Kreativität muss übrigens nichts mit Farben und Gestaltung im weitesten Sinn zu tun haben. Kreativ ist auch, wer immer einen Weg findet, egal, wie groß die Widerstände sind. Gangster zum Beispiel sind sehr kreative Menschen. Kreativ ist, wer Lob und Anerkennung innerlich müde weglächelt, weil: Du musstest es halt tun, sonst hättest du dich selbst unglücklich gemacht. Kreativität ist vor dem Hinterrund auch eine sehr egoistische Angelegenheit. Ja, ist es. Und wenn ich die ganzen Design-Thinking-wir-müssen-im-Business-kreativer-denken höre, kann ich manchmal nur mit den Augen rollen, denn das Prinzip von Kreativität ist einfach ein völlig anderes. Wo das Wort „müssen“ auftaucht, ist es vorbei. Das ist auch aus meinem Wortschatz gestrichen. Wenn jemand zu mir sagt: „Teresa, du musst das und das tun!“ oder „Teresa, du musst unbedingt ruhiger/fokussierter/oder sonst was werden!“, dann hat diese Person bei mir mindestens an Relevanz für mich verloren. Das sind Menschen, die dich kleiner halten oder dich sonst wie bändigen wollen. Das geht nicht. Ausbremsen ist der Tod. Kreativität hat mit absoluter Wildheit zu tun, sich auch Dinge erlauben zu denken, die die Formallogik, die Physik oder die Moralphilosophie ausschließt. Denken kann man es immer erstmal. Es ist halt nur kreuzgefährlich. ABER: Dafür lobe ich mir das Konzept des Teams. Das Team ist immer ein gutes Korrektiv, aber das muss ein sehr diverses Team sein. Am besten, man hat auch so einen Steuerberater-Typen dabei. Aber der muss diese Wildheit mindestens begrüßen und allerwenigstens amüsant beobachten, bis er dann auch mal etwas Wichtiges beizutragen hat.

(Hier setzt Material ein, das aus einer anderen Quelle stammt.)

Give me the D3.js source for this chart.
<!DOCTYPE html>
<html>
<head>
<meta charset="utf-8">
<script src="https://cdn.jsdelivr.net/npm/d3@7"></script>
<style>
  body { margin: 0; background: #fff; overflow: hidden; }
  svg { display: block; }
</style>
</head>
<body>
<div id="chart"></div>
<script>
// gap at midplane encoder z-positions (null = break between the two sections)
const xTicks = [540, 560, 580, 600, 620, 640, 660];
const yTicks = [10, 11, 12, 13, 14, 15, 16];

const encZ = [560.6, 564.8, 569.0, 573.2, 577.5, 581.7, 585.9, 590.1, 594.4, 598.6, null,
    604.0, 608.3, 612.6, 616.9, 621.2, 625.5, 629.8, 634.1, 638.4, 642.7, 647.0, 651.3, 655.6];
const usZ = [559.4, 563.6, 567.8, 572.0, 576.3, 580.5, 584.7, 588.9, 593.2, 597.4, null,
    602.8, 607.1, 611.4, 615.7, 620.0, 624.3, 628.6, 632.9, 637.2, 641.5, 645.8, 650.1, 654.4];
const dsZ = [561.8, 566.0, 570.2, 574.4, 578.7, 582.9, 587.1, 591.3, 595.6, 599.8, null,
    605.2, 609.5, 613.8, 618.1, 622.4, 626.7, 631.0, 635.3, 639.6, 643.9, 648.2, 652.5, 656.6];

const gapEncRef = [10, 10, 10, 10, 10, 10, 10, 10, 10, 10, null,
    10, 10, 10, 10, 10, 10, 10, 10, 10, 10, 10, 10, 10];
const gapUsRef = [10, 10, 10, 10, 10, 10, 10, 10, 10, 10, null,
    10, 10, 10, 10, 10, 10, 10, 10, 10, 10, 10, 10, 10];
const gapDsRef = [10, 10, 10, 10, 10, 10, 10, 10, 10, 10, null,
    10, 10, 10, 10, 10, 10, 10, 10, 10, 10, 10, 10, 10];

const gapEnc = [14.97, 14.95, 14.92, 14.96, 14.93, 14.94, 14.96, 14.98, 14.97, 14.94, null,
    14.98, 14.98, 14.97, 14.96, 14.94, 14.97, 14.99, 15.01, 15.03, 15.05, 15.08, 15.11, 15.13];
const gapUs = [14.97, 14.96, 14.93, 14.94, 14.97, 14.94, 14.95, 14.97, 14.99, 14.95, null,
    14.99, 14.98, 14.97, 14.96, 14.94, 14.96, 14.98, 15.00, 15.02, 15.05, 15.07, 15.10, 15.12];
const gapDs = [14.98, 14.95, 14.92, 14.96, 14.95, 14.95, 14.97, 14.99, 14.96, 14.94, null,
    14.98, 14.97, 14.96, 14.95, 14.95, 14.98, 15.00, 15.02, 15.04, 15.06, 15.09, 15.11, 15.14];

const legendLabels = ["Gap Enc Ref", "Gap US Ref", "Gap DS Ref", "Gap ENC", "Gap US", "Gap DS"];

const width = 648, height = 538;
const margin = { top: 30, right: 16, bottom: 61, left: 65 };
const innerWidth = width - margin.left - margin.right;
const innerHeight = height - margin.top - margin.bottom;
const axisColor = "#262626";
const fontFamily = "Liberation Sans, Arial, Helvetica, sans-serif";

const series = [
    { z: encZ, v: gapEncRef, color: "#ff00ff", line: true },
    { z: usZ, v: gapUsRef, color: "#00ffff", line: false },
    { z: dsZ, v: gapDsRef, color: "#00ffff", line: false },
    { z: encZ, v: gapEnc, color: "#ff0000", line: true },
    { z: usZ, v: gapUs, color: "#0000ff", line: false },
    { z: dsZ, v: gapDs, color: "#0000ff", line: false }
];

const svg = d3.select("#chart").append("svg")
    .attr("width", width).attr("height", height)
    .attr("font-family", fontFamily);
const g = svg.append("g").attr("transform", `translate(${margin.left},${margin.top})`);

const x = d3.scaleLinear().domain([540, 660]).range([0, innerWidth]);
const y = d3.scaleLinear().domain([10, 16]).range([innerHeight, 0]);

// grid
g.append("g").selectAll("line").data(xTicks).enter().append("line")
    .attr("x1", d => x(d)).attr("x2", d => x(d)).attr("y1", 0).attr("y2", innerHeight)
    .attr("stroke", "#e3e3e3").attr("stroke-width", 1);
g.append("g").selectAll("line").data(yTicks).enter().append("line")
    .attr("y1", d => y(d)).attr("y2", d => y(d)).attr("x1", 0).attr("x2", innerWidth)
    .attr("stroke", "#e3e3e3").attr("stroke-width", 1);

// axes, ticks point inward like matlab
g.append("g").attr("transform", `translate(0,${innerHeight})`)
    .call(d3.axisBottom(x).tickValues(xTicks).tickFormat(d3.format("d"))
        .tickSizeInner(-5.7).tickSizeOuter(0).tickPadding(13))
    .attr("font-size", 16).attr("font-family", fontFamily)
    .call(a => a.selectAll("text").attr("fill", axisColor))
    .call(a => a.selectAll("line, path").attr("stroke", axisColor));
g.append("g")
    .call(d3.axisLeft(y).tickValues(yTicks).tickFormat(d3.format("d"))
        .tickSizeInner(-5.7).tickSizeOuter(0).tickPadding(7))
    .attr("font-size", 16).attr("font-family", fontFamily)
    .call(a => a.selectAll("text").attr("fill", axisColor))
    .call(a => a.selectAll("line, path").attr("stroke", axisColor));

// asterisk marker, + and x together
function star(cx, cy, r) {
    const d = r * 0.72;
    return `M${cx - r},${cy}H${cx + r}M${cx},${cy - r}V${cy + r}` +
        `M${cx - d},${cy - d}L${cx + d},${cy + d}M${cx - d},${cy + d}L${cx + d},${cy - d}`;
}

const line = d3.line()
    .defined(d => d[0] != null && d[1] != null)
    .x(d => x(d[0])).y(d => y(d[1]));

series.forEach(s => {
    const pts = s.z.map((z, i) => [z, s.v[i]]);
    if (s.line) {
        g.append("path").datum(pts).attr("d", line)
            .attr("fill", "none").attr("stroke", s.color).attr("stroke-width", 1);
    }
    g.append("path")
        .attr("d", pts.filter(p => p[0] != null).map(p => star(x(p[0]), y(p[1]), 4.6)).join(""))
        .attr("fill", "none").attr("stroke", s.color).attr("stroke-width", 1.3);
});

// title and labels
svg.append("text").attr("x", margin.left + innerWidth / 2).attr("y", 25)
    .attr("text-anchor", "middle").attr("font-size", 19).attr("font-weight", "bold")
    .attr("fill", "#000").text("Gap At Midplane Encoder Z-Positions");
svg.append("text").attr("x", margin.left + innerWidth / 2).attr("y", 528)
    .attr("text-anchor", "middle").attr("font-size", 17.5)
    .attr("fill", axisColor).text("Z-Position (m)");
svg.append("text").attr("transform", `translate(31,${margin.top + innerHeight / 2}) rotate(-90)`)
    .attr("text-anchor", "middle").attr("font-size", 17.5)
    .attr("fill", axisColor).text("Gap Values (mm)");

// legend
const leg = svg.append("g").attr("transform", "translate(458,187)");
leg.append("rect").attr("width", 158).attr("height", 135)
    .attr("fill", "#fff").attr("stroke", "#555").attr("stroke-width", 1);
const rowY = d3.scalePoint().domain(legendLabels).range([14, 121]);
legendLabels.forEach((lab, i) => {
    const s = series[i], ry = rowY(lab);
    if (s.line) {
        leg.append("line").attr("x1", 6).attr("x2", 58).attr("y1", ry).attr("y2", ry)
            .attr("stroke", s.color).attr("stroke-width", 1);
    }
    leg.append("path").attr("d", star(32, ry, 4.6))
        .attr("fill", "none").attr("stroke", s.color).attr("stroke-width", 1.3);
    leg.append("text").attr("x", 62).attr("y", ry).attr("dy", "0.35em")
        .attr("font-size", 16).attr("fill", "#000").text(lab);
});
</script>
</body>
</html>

Das ist meine ideale Vorstellung vom kreativen Arbeiten, Denken, Fühlen, Leben, Zukunft-Gestalten. In dem wohlwollenden Aufpassen des Steuerberaters und dem wohlwollenden Akzeptieren desselben auf der anderen Seite. Das, und nur das.

Bitteschön.

Wilde Grüße von der Tastatur, die gerade sehr gelitten hat. Danke liebe Tastatur.